Tom Emmer Leads Minnesota’s Congressional Delegation in Toxic Rhetoric
An AI analysis of over 10,000 tweets from Minnesota’s congressional delegation reveals Rep. Tom Emmer as the top offender in uncivil, dehumanizing, and inflammatory language—especially targeting Somali Minnesotans. While half the delegation posted zero flagged tweets, Emmer’s 71 flagged posts include calls that echo dangerous, exclusionary rhetoric amid the Trump administration’s immigration crackdown.
Minnesota’s congressional delegation is a mixed bag when it comes to civility on social media—but one name stands out for all the wrong reasons. Rep.

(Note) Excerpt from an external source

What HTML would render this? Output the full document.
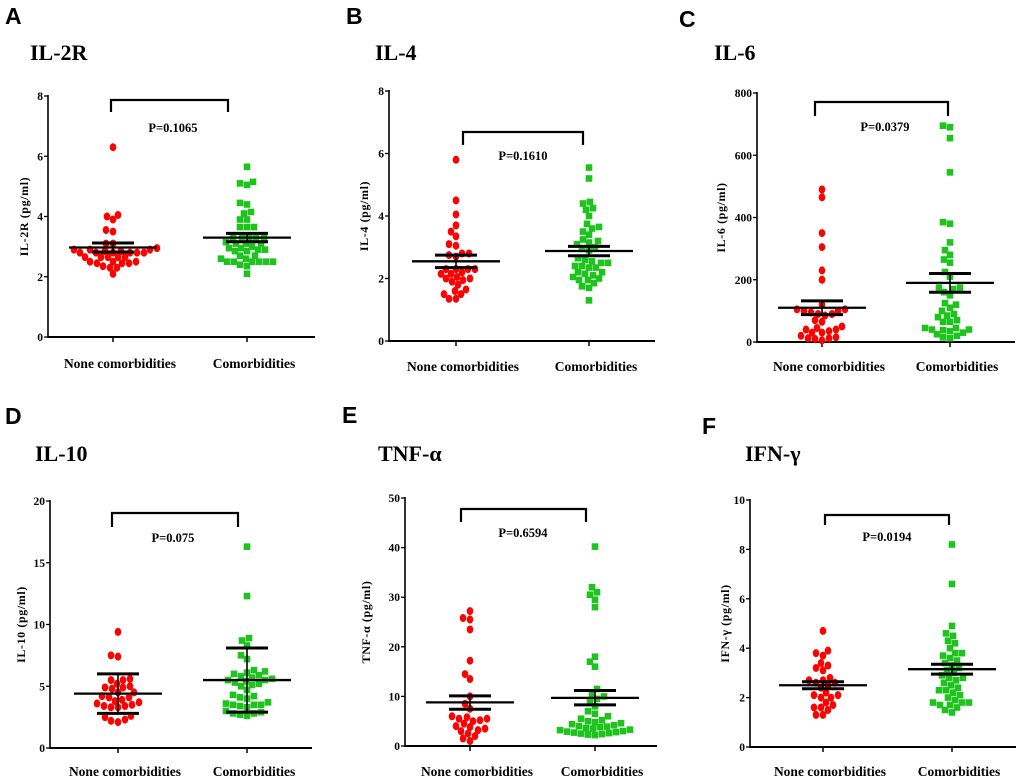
<!DOCTYPE html>
<html><head><meta charset="utf-8">
<style>
html,body{margin:0;padding:0;background:#fff;}
svg{display:block;}
text{font-family:"Liberation Serif",serif;font-weight:bold;fill:#000;}
.lt{font-family:"Liberation Sans",sans-serif;font-weight:bold;font-size:23px;}
</style></head>
<body>
<svg id="chart" width="1020" height="784" viewBox="0 0 1020 784"></svg>
<script>
// ---- data ----
const categories = ["None comorbidities", "Comorbidities"];
const panelNames = ["IL-2R", "IL-4", "IL-6", "IL-10", "TNF-α", "IFN-γ"];
const pValues = ["P=0.1065", "P=0.1610", "P=0.0379", "P=0.075", "P=0.6594", "P=0.0194"];
const yMaxes = [8, 8, 800, 20, 50, 10];
const yTickSteps = [2, 2, 200, 5, 10, 2];

const il2rNone = [6.3,4.05,4.0,3.9,3.55,3.5,3.1,3.1,2.95,2.9,2.9,2.9,2.8,2.8,2.8,2.8,2.8,2.8,2.85,2.85,2.65,2.65,2.65,2.65,2.65,2.45,2.45,2.5,2.5,2.45,2.5,2.3,2.3,2.35,2.1];
const il2rCom = [5.65,5.15,5.1,5.05,4.45,4.4,4.15,4.1,3.9,3.9,3.65,3.65,3.65,3.3,3.3,3.3,3.3,3.3,3.1,3.1,3.1,3.15,3.0,2.95,2.95,2.9,2.9,2.85,2.85,2.7,2.7,2.6,2.6,2.5,2.5,2.5,2.5,2.5,2.5,2.4,2.35,2.1];
const il4None = [5.8,4.5,4.05,3.7,3.5,3.35,3.1,3.05,2.8,2.8,2.75,2.7,2.3,2.3,2.3,2.3,2.2,2.15,2.15,2.05,2.0,2.0,1.95,1.9,1.8,1.65,1.6,1.5,1.5,1.35,1.35];
const il4Com = [5.55,5.2,4.45,4.4,4.25,4.2,4.0,3.75,3.65,3.6,3.5,3.4,3.25,3.2,3.15,3.1,3.0,2.95,2.9,2.65,2.6,2.55,2.5,2.5,2.4,2.4,2.35,2.35,2.2,2.2,2.15,2.1,2.05,2.0,1.95,1.95,1.85,1.75,1.7,1.3];
const il6None = [490,465,350,305,230,200,120,105,105,100,100,95,90,90,85,70,65,50,45,40,40,35,30,30,20,15,12,12,10,5];
const il6Com = [695,690,655,545,385,380,320,295,280,265,255,225,210,175,175,170,160,150,125,120,110,100,90,85,80,70,65,65,45,45,40,40,38,35,30,25,20,15,12];
const il10None = [9.4,7.5,7.4,5.6,5.5,5.5,5.2,5.0,4.9,4.9,4.8,4.5,4.5,4.2,4.1,4.1,3.9,3.8,3.7,3.6,3.5,3.4,3.4,3.3,3.3,2.6,2.5,2.3,2.2,2.1];
const il10Com = [16.3,12.3,8.9,8.7,8.3,7.5,7.2,6.3,6.2,6.1,6.0,5.9,5.8,5.7,5.6,5.5,5.5,5.4,5.3,5.2,5.1,5.0,4.7,4.3,4.2,4.1,4.0,3.7,3.6,3.5,3.5,3.5,3.4,3.3,3.0,2.9,2.8,2.8,2.7,2.6];
const tnfNone = [27.2,25.8,25.5,23.5,17.2,14.5,13.5,10.0,8.5,7.5,6.0,5.8,5.5,5.5,5.2,5.0,4.5,4.0,3.8,3.5,3.2,3.0,2.5,2.0,1.5,1.0];
const tnfCom = [40.2,32,31,30.5,29.5,28,18,17,16,11.5,10.5,10,9.5,9,8,7,6.5,6,5.5,5.2,5,4.8,4.6,4.4,4.2,4,3.9,3.8,3.6,3.5,3.3,3.2,3,2.9,2.8,2.7,2.6,2.5,2.4,2.3,2.2];
const ifnNone = [4.7,3.9,3.8,3.7,3.4,3.3,3.2,3.1,2.8,2.7,2.7,2.6,2.6,2.5,2.4,2.2,2.1,2.1,2.0,2.0,1.8,1.7,1.6,1.6,1.5,1.3,1.3];
const ifnCom = [8.2,6.6,4.9,4.6,4.5,4.3,4.2,4.0,3.8,3.8,3.7,3.6,3.5,3.4,3.3,3.2,3.1,3.0,2.9,2.8,2.8,2.7,2.6,2.5,2.4,2.3,2.3,2.2,2.1,2.0,1.9,1.8,1.8,1.8,1.7,1.7,1.6,1.5,1.4];

const noneSeries = [il2rNone, il4None, il6None, il10None, tnfNone, ifnNone];
const comSeries = [il2rCom, il4Com, il6Com, il10Com, tnfCom, ifnCom];
const noneMeans = [2.97, 2.55, 110, 4.4, 8.8, 2.5];
const noneLow = [2.82, 2.35, 88, 2.8, 7.4, 2.36];
const noneHigh = [3.12, 2.75, 132, 6.0, 10.1, 2.64];
const comMeans = [3.3, 2.88, 190, 5.5, 9.7, 3.15];
const comLow = [3.16, 2.73, 160, 2.9, 8.3, 2.95];
const comHigh = [3.44, 3.03, 220, 8.1, 11.2, 3.35];

// ---- layout (geometry only) ----
const layouts = [
  {letter:"A", lx:5, ly:24, tx:30, ty:60, ax:48, yo:20, top:96, bot:337, g:[113,247], end:315, bt:100, be:112, bx:[111,228], px:173, py:132, cy:368},
  {letter:"B", lx:346, ly:24, tx:375, ty:60, ax:389, yo:21, top:91, bot:341, g:[456,589], end:655, bt:132, be:145, bx:[463,583], px:523, py:160, cy:371},
  {letter:"C", lx:679, ly:27, tx:714, ty:60, ax:757, yo:32, top:93, bot:342, g:[822,950], end:1015, bt:102, be:116, bx:[815,948], px:885, py:131, cy:371},
  {letter:"D", lx:5, ly:424, tx:35, ty:461, ax:50, yo:25, top:501, bot:748, g:[118,247], end:312, bt:513, be:527, bx:[112,238], px:173, py:542, cy:776},
  {letter:"E", lx:342, ly:423, tx:378, ty:461, ax:405, yo:35, top:498, bot:746, g:[470,595], end:657, bt:509, be:522, bx:[461,586], px:523, py:537, cy:776},
  {letter:"F", lx:702, ly:434, tx:745, ty:461, ax:750, yo:21, top:500, bot:747, g:[823,952], end:1016, bt:515, be:525, bx:[825,949], px:887, py:541, cy:776}
];

const NS = "http://www.w3.org/2000/svg";
const svg = document.getElementById('chart');
function mk(tag, attrs, parent, txt){
  const e = document.createElementNS(NS, tag);
  for (const k in attrs) e.setAttribute(k, attrs[k]);
  if (txt !== undefined) e.textContent = txt;
  (parent||svg).appendChild(e);
  return e;
}
function swarm(vals, yFn, cx, dia){
  const order = vals.map((v,i)=>i).sort((a,b)=>vals[a]-vals[b]);
  const placed = []; const out = new Array(vals.length);
  for (const i of order){
    const y = yFn(vals[i]);
    let best = 0;
    for (let s=0; s<200; s++){
      const off = (s%2===0?1:-1)*Math.ceil(s/2);
      let ok = true;
      for (const p of placed){
        const dx=p.x-(cx+off), dy=p.y-y;
        if (dx*dx+dy*dy < dia*dia){ok=false;break;}
      }
      if (ok){best=off;break;}
    }
    placed.push({x:cx+best,y:y});
    out[i]={x:cx+best,y:y};
  }
  return out;
}

layouts.forEach((L, pi) => {
  const g = mk('g', {});
  
  
  const yMax = yMaxes[pi];
  const yScale = v => L.bot - (v / yMax) * (L.bot - L.top);

  const letter = mk('text', {x:L.lx, y:L.ly, class:'lt'}, g, L.letter);
  
  
  const title = mk('text', {x:L.tx, y:L.ty, 'font-size':22}, g, panelNames[pi]);
  
  

  const yAxis = mk('line', {x1:L.ax, y1:L.top-1, x2:L.ax, y2:L.bot+1, stroke:'#000','stroke-width':1.6}, g);
  
  
  const xAxis = mk('line', {x1:L.ax, y1:L.bot, x2:L.end, y2:L.bot, stroke:'#000','stroke-width':2}, g);
  
  
  for (let v = 0; v <= yMax + 1e-9; v += yTickSteps[pi]){
    const y = yScale(v);
    mk('line', {x1:L.ax-4, y1:y, x2:L.ax, y2:y, stroke:'#000','stroke-width':1.3}, g);
    const t = mk('text', {x:L.ax-5, y:y+4, 'font-size':11.5, 'text-anchor':'end'}, g, String(v));
    
    
  }
  const yt = mk('text', {x:0, y:0, 'font-size':12, 'letter-spacing':'0.6', 'text-anchor':'middle', transform:`translate(${L.ax-L.yo},${(L.top+L.bot)/2}) rotate(-90)`}, g, panelNames[pi] + ' (pg/ml)');
  
  
  categories.forEach((c, ci) => {
    mk('line', {x1:L.g[ci], y1:L.bot, x2:L.g[ci], y2:L.bot+5, stroke:'#000','stroke-width':1.5}, g);
    const t = mk('text', {x:L.g[ci]+7, y:L.cy, 'font-size':13.5, 'text-anchor':'middle'}, g, c);
    
    
  });

  const br = mk('path', {d:`M${L.bx[0]},${L.be} V${L.bt} H${L.bx[1]} V${L.be}`, fill:'none', stroke:'#000','stroke-width':2.2}, g);
  
  
  const pt = mk('text', {x:L.px, y:L.py, 'font-size':12.5, 'text-anchor':'middle'}, g, pValues[pi]);
  
  

  const noneP = swarm(noneSeries[pi], yScale, L.g[0], 6.6);
  noneP.forEach(p => {
    const e = mk('ellipse', {cx:p.x, cy:p.y, rx:3.3, ry:4, fill:'#ff0000'}, g);
    
    
  });
  const comP = swarm(comSeries[pi], yScale, L.g[1], 6.6);
  comP.forEach(p => {
    const e = mk('rect', {x:p.x-3.3, y:p.y-3.3, width:6.6, height:6.6, fill:'#1ec31e'}, g);
    
    
  });

  const means = [noneMeans[pi], comMeans[pi]], lows=[noneLow[pi], comLow[pi]], highs=[noneHigh[pi], comHigh[pi]];
  [0,1].forEach(ci => {
    const cx = L.g[ci];
    const eg = mk('g', {stroke:'#000','stroke-width':2.3}, g);
    
    
    mk('line', {x1:cx-44, y1:yScale(means[ci]), x2:cx+44, y2:yScale(means[ci])}, eg);
    mk('line', {x1:cx, y1:yScale(lows[ci]), x2:cx, y2:yScale(highs[ci]), 'stroke-width':1.6}, eg);
    mk('line', {x1:cx-21, y1:yScale(lows[ci]), x2:cx+21, y2:yScale(lows[ci]), 'stroke-width':3}, eg);
    mk('line', {x1:cx-21, y1:yScale(highs[ci]), x2:cx+21, y2:yScale(highs[ci]), 'stroke-width':3}, eg);
  });
});
</script>
</body></html>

Tom Emmer, House Majority Whip, has been identified as the most uncivil poster among Minnesota’s lawmakers, according to a comprehensive audit of every original tweet from the delegation over the past year.
Using AI text classification powered by Anthropic’s Claude, researchers analyzed 10,554 posts from eight House members and two senators, sorting them into categories including calls to violence, dehumanizing language, eliminationist framing, intimidation, enemy-of-the-people labels, and totalitarian identity slurs. The AI worked blind to party or identity, applying the same standards to all posts.
The results were stark: 99 posts (less than 1%) were flagged for problematic rhetoric, but 87 of those came from Republicans—71 of them from Emmer alone. That means 3% of Emmer’s 2,315 tweets contained harmful language, a rate far above his colleagues. Five members—including Sens. Amy Klobuchar and Tina Smith, and Reps. Betty McCollum, Angie Craig, and Kelly Morrison—had zero flagged posts.
Emmer’s flagged tweets overwhelmingly targeted Somali Minnesotans, using dehumanizing and criminalizing language such as “Somali fraudsters” and “rampant Somali fraud.” His posts often framed entire ethnic groups as criminals or threats, echoing the Trump administration’s aggressive immigration rhetoric. One particularly chilling example was a repost calling Somalis “unassimilable foreigners” who should be “denaturalized and deported.”
The timing is no coincidence. December 2025 saw a spike in Emmer’s hateful posts, coinciding with the Trump administration’s immigration crackdown in Minnesota and viral videos alleging fraud in Somali childcare centers. This shift is especially notable given Emmer’s past as a co-founder of the House Somalia Caucus, a group that once worked to support Somali communities.
Other Minnesota Republicans posted fewer flagged tweets but still contributed to the toxic discourse. Rep. Pete Stauber had 10 flagged posts, Rep. Michelle Fischbach had four, and Rep. Brad Finstad had two—all using similar criminalizing and dehumanizing language.
On the Democratic side, Rep. Ilhan Omar had 12 flagged posts, mostly targeting Republicans as the “pedophile protection party” during battles over the release of Epstein files. While this language is inflammatory, the methodology treats criminalizing language applied to any group—ethnic, religious, or political—the same way.
Meanwhile, the rest of the delegation maintained a more civil tone, focusing on constituent service, bipartisan policy, and institutional criticism without resorting to dehumanizing rhetoric.
This analysis exposes the dangerous rhetoric coming from a key Republican leader in Minnesota, revealing how inflammatory language can fuel division and justify harsh policies. As the Trump administration continues its crackdown on immigrant communities, Emmer’s tweets serve as a stark reminder of the role elected officials play in stoking fear and prejudice.
For readers concerned about accountability and the health of our democracy, this audit offers clear evidence that some members of Congress are weaponizing language to target vulnerable communities. We will keep tracking this toxic trend and demand better from those sworn to serve all Americans.